I conducted extensive archival research, which was a journey all its own that took me to five countries and to many places intimately connected to the history at the heart of the book. I ultimately chose to write about several of these research trips in Time’s Echo itself, with the hope of bringing readers with me to these sites and conveying something of the feel of these landscapes, the experience of being there. I thought often of a comment from the scholar and artist Svetlana Boym, who wrote that excavating the past requires “a dual archaeology of memory and of place.”

This book of course also stands on the shoulders of the work of many specialists from different fields. It could not have been written without the benefit of these rich bodies of secondary literature produced by biographers, historians, and other scholars from a number of disciplines.

Once I had completed my research, the next question was what to do with it. A book on these topics could be approached in the manner of a traditional academic study, but I did not want to write only for readers with specialized knowledge of these subjects, or only for people who already knew they cared about classical music or about the history of this period. Time’s Echo does offer perspectives and new research that I hope will feel intriguingly fresh for those groups of readers, but it ultimately becomes a much broader project. It is a book not just about the music of memory but about the memory of music — that is, an exploration of what art can help us recover and remember. I do hope this approach will resonate with a much wider audience. At this deeper level, the book is an invitation to grapple with the legacies of history, to find new ways of living with the ghosts of the past, and to renew or reimagine the presence of art in our lives today.

  

Is music able to communicate the unspeakable?

Yes. But the meaning of that “yes” depends entirely on what is meant by the word unspeakable. In the nineteenth century, this idea -- music’s special ability to communicate feelings, soul states, and inner truths that lie beyond the province of language -- was a favourite trope of Romantic writers and other artists. And they were essentially right. We can be deeply moved by a piece of music that has no words, and keenly aware that it has expressed something powerful yet still untranslatable. A painting can do that too of course. But music does it differently.

In our own time, the question comes to mean something else entirely: can music describe the unfathomable barbarism of two world wars and the Holocaust. Of course not in any complete sense, but it can signal what language cannot, it can make moments in the distant past feel urgently alive again; it can burn through what the survivor Jean Améry once called “the cold storage of history.”

Is music uniquely capable doing these things? I do think it possesses some special and deep affinities with memory itself – and I explore that terrain in Time’s Echo. But this should not become some kind of competition. Each art form has its own distinct way of gesturing toward, indicating, summoning the contours of the modern unspeakable. They peer from different angles into the same abyss.

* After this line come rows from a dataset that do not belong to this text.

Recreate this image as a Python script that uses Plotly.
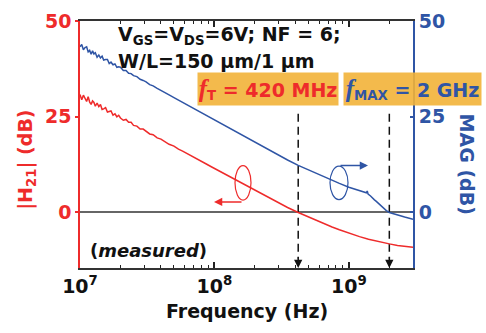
import numpy as np
import plotly.graph_objects as go

# ---------------- data ----------------
freq_h21 = [1.00e7, 1.03e7, 1.06e7, 1.09e7, 1.12e7, 1.15e7, 1.18e7, 1.21e7, 1.24e7, 1.27e7,
            1.30e7, 1.34e7, 1.38e7, 1.42e7, 1.46e7, 1.50e7, 1.55e7, 1.60e7, 1.65e7, 1.70e7,
            1.76e7, 1.82e7, 1.88e7, 1.94e7, 2.00e7, 2.10e7, 2.20e7, 2.30e7, 2.40e7, 2.50e7,
            2.65e7, 2.80e7, 2.95e7, 3.10e7, 3.30e7, 3.50e7, 3.75e7, 4.00e7, 4.30e7, 4.60e7,
            5.00e7, 5.40e7, 5.80e7, 6.30e7, 6.80e7, 7.40e7, 8.00e7, 8.70e7, 9.40e7,
            1.00e8, 1.30e8, 1.55e8, 2.00e8, 2.50e8, 3.00e8, 3.50e8, 4.20e8, 5.00e8, 6.00e8,
            7.50e8, 8.50e8, 1.00e9, 1.20e9, 1.40e9, 1.60e9, 1.80e9, 2.00e9, 2.30e9, 2.60e9,
            3.00e9]
h21_db = [30.8, 29.46, 30.62, 29.89, 28.97, 30.25, 28.83, 28.23, 29.13, 28.73,
          27.74, 28.59, 27.64, 28.21, 26.88, 27.05, 27.38, 26.22, 26.47, 26.52,
          25.44, 25.76, 24.99, 25.38, 24.68, 24.08, 24.29, 23.53, 23.53, 22.74,
          22.56, 21.80, 21.77, 21.16, 20.50, 20.31, 19.49, 19.16, 18.46, 17.81,
          17.32, 16.53, 16.04, 15.31, 14.63, 14.04, 13.34, 12.65, 12.01,
          11.5, 9.3, 7.9, 5.8, 4.0, 2.6, 1.3, 0.0, -1.2, -2.4,
          -3.8, -4.5, -5.4, -6.3, -7.0, -7.5, -7.9, -8.2, -8.6, -8.9,
          -9.1]

freq_mag = [1.00e7, 1.03e7, 1.06e7, 1.09e7, 1.12e7, 1.15e7, 1.18e7, 1.21e7, 1.24e7, 1.27e7,
            1.30e7, 1.34e7, 1.38e7, 1.42e7, 1.46e7, 1.50e7, 1.55e7, 1.60e7, 1.65e7, 1.70e7,
            1.76e7, 1.82e7, 1.88e7, 1.94e7, 2.00e7, 2.10e7, 2.20e7, 2.30e7, 2.40e7, 2.50e7,
            2.65e7, 2.80e7, 2.95e7, 3.10e7, 3.30e7, 3.50e7, 3.75e7, 4.00e7, 4.30e7, 4.60e7,
            5.00e7, 5.40e7, 5.80e7, 6.30e7, 6.80e7, 7.40e7, 8.00e7, 8.70e7, 9.40e7,
            1.00e8, 1.30e8, 1.55e8, 2.00e8, 2.50e8, 3.00e8, 3.50e8, 4.20e8, 5.00e8, 6.00e8,
            7.50e8, 8.50e8, 1.00e9, 1.20e9, 1.30e9, 1.35e9, 1.37e9, 1.39e9, 1.45e9, 1.50e9,
            1.55e9, 1.60e9, 1.70e9, 1.80e9, 1.90e9, 2.00e9, 2.30e9, 2.60e9, 3.00e9]
mag_db = [43.30, 43.85, 42.51, 43.08, 43.25, 41.93, 42.31, 41.30, 42.20, 41.40,
          41.70, 40.55, 41.10, 40.36, 40.83, 39.80, 39.93, 39.96, 38.90, 39.25,
          38.56, 38.78, 37.91, 38.05, 37.94, 37.08, 37.09, 36.37, 36.26, 35.72,
          35.48, 34.77, 34.48, 34.12, 33.39, 33.05, 32.42, 31.93, 31.22, 30.71,
          30.01, 29.36, 28.77, 28.07, 27.43, 26.72, 26.07, 25.37, 24.72,
          24.2, 22.0, 20.5, 18.4, 16.5, 15.0, 13.7, 12.3, 11.1, 9.9,
          8.4, 7.6, 6.6, 5.7, 5.3, 5.15, 5.6, 4.8, 4.3, 3.7,
          3.3, 2.9, 2.0, 1.2, 0.5, 0.0, -0.7, -1.2, -1.8]

f_T = 420e6
f_MAX = 2e9
x_ticks = [1e7, 1e8, 1e9]
x_ticktext = ["10<sup>7</sup>", "10<sup>8</sup>", "10<sup>9</sup>"]
x_minor = [2e7, 3e7, 4e7, 5e7, 6e7, 7e7, 8e7, 9e7,
           2e8, 3e8, 4e8, 5e8, 6e8, 7e8, 8e8, 9e8, 2e9, 3e9]
y_ticks = [0, 25, 50]
y_range = [-14.5, 50]
marker_top_db = 25.75

# ---------------- style ----------------
RED = "#EE2B2B"
BLUE = "#2F55A5"
ORANGE = "rgba(242,178,56,0.9)"
FONT = "DejaVu Sans"

W, H = 486, 333
L, R, T, B = 80, 413, 10, 268


def px(x):
    return (x - L) / (R - L)


def py(y):
    return (B - y) / (B - T)


fig = go.Figure()
# dashed marker lines at fT and fMAX
for f in (f_T, f_MAX):
    fig.add_trace(go.Scatter(x=[f, f], y=[marker_top_db, y_range[0] + 2.5], mode="lines",
                             line=dict(color="#111", width=1.5, dash="8px,5px"),
                             yaxis="y", showlegend=False, hoverinfo="skip"))
fig.add_trace(go.Scatter(x=freq_h21, y=h21_db, mode="lines",
                         line=dict(color=RED, width=1.5), yaxis="y", showlegend=False))
fig.add_trace(go.Scatter(x=freq_mag, y=mag_db, mode="lines",
                         line=dict(color=BLUE, width=1.5), yaxis="y2", showlegend=False))

bold = dict(family=FONT, weight="bold")

fig.update_layout(
    width=W, height=H,
    margin=dict(l=L, r=W - R, t=T, b=H - B, pad=0),
    paper_bgcolor="white", plot_bgcolor="white",
    xaxis=dict(type="log", range=[7, np.log10(3e9)],
               tickvals=x_ticks, ticktext=x_ticktext,
               ticks="inside", ticklen=6, tickwidth=1.5, tickcolor="#222",
               minor=dict(ticks="inside", ticklen=3, tickwidth=1.2, tickcolor="#222",
                          tickvals=x_minor, showgrid=False),
               showline=True, linecolor="#333", linewidth=2, mirror="ticks",
               showgrid=False, zeroline=False,
               tickfont=dict(size=19, color="#111", **bold)),
    yaxis=dict(range=y_range, tickvals=y_ticks,
               ticks="outside", ticklen=3, tickcolor=RED, tickwidth=1.5,
               showline=True, linecolor=RED, linewidth=1.5,
               showgrid=False, zeroline=True, zerolinecolor="#666", zerolinewidth=1.5,
               tickfont=dict(size=19, color=RED, **bold)),
    yaxis2=dict(range=y_range, tickvals=y_ticks, overlaying="y", side="right",
                ticks="inside", ticklen=3, tickcolor=BLUE, tickwidth=1.5,
                showline=True, linecolor=BLUE, linewidth=2,
                showgrid=False, zeroline=False,
                tickfont=dict(size=19, color=BLUE, **bold)),
)

anns = []
# header text
anns.append(dict(xref="paper", yref="paper", x=px(116), y=py(25), xanchor="left", yanchor="middle",
                 text="V<sub>GS</sub>=V<sub>DS</sub>=6V; NF = 6;", showarrow=False,
                 font=dict(size=19, color="#111", **bold)))
anns.append(dict(xref="paper", yref="paper", x=px(116), y=py(52), xanchor="left", yanchor="middle",
                 text="W/L=150 µm/1 µm", showarrow=False,
                 font=dict(size=19, color="#111", **bold)))
# boxes
ftxt = "<span style='font-family:Liberation Serif;font-size:25px'><i>f</i></span>"
anns.append(dict(xref="paper", yref="paper", x=px(268), y=py(81), xanchor="center", yanchor="middle",
                 text=ftxt + "<sub>T</sub> = 420 MHz", showarrow=False,
                 bgcolor=ORANGE, width=138, height=30,
                 font=dict(size=19, color=RED, **bold)))
anns.append(dict(xref="paper", yref="paper", x=px(412.5), y=py(81), xanchor="center", yanchor="middle",
                 text=ftxt + "<sub>MAX</sub> = 2 GHz", showarrow=False,
                 bgcolor=ORANGE, width=135, height=30,
                 font=dict(size=19, color=BLUE, **bold)))
# (measured)
anns.append(dict(xref="paper", yref="paper", x=px(88), y=py(250), xanchor="left", yanchor="middle",
                 text="(<i>measured</i>)", showarrow=False,
                 font=dict(size=18, color="#111", **bold)))
# axis titles
anns.append(dict(xref="paper", yref="paper", x=px(247), y=py(313), xanchor="center", yanchor="middle",
                 text="Frequency (Hz)", showarrow=False,
                 font=dict(size=19, color="#111", **bold)))
anns.append(dict(xref="paper", yref="paper", x=px(27), y=py(155), xanchor="center", yanchor="middle",
                 text="|H<sub>21</sub>| (dB)", textangle=-90, showarrow=False,
                 font=dict(size=19, color=RED, **bold)))
anns.append(dict(xref="paper", yref="paper", x=px(467), y=py(160), xanchor="center", yanchor="middle",
                 text="MAG (dB)", textangle=90, showarrow=False,
                 font=dict(size=19, color=BLUE, **bold)))
# ellipse arrows
anns.append(dict(xref="paper", yref="paper", x=px(214), y=py(199), ax=29, ay=0, text="",
                 showarrow=True, arrowhead=2, arrowsize=1.1, arrowwidth=1.5, arrowcolor=RED))
anns.append(dict(xref="paper", yref="paper", x=px(368), y=py(161), ax=-29, ay=0, text="",
                 showarrow=True, arrowhead=2, arrowsize=1.1, arrowwidth=1.5, arrowcolor=BLUE))
# dashed markers' arrowheads
for f in (f_T, f_MAX):
    anns.append(dict(xref="x", yref="y", x=np.log10(f), y=y_range[0], ax=0, ay=-12, text="",
                     showarrow=True, arrowhead=2, arrowsize=1.1, arrowwidth=1.5, arrowcolor="#111"))
fig.update_layout(annotations=anns)

shapes = []
shapes.append(dict(type="circle", xref="paper", yref="paper", x0=px(235), x1=px(251),
                   y0=py(197), y1=py(161), line=dict(color=RED, width=1.2)))
shapes.append(dict(type="circle", xref="paper", yref="paper", x0=px(330), x1=px(348),
                   y0=py(196.5), y1=py(161.5), line=dict(color=BLUE, width=1.2)))
fig.update_layout(shapes=shapes)

fig.write_html("out.html")
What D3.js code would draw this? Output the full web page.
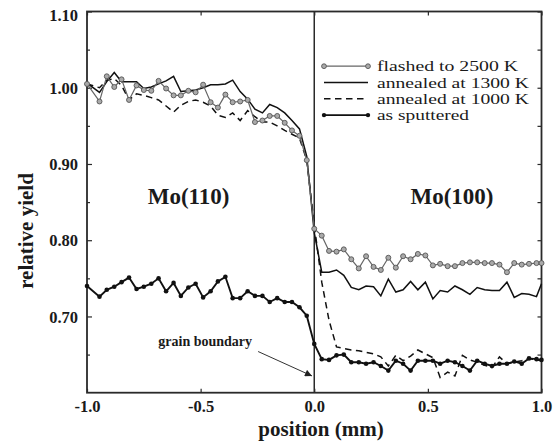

Right now, for me at least, questions like these feel particularly timely and even urgent. Not only are echoes from this period sounding all around us, but we have entered the twilight of living memory. The generation that survived the years of the Second World War and the Holocaust is fading by the day, and it therefore seemed like an important moment to ask how art in general – and music in particular – can serve as another bridge to the past. I was inspired by one of Theodor Adorno’s less frequently quoted comments about art after Auschwitz: “Because the world has outlived its own demise, it needs art as its unconscious chronicle.”

  

Are there contemporary equivalents to these four composers in terms of the music of remembrance?

There are of course many composers and musicians in other genres today creating their own musical memorials. I wanted to write about the particular generation of composers whose lives bridged the profound rupture represented by the Holocaust, and to trace how they transformed an art form once used to carry forward the utopian dreams of German culture (think of Beethoven’s “Ode to Joy”) – into an art form that could mourn the demise of those very dreams at the hands of that very culture. I hoped that returning the music to its history might help bring a new sense of meaning to the music on both sides of this rupture, the odes to joy as well as, to borrow a phrase from Thomas Mann, the odes to sorrow.

  

What are you working on next?

I am exploring various ideas for a new book project but they are all still at early stages. With Time’s Echo published less than a month ago, I am also working on creating some immersive words-and-music programs that aim to open up the world of the book, and its approach to listening, with the help of live performance. It’s been amazing to see how audiences and many musicians themselves are responding to these programs. For me they also feel, in a significant way, like coming full circle — by reuniting the ideas of the book with the art form that first gave them life.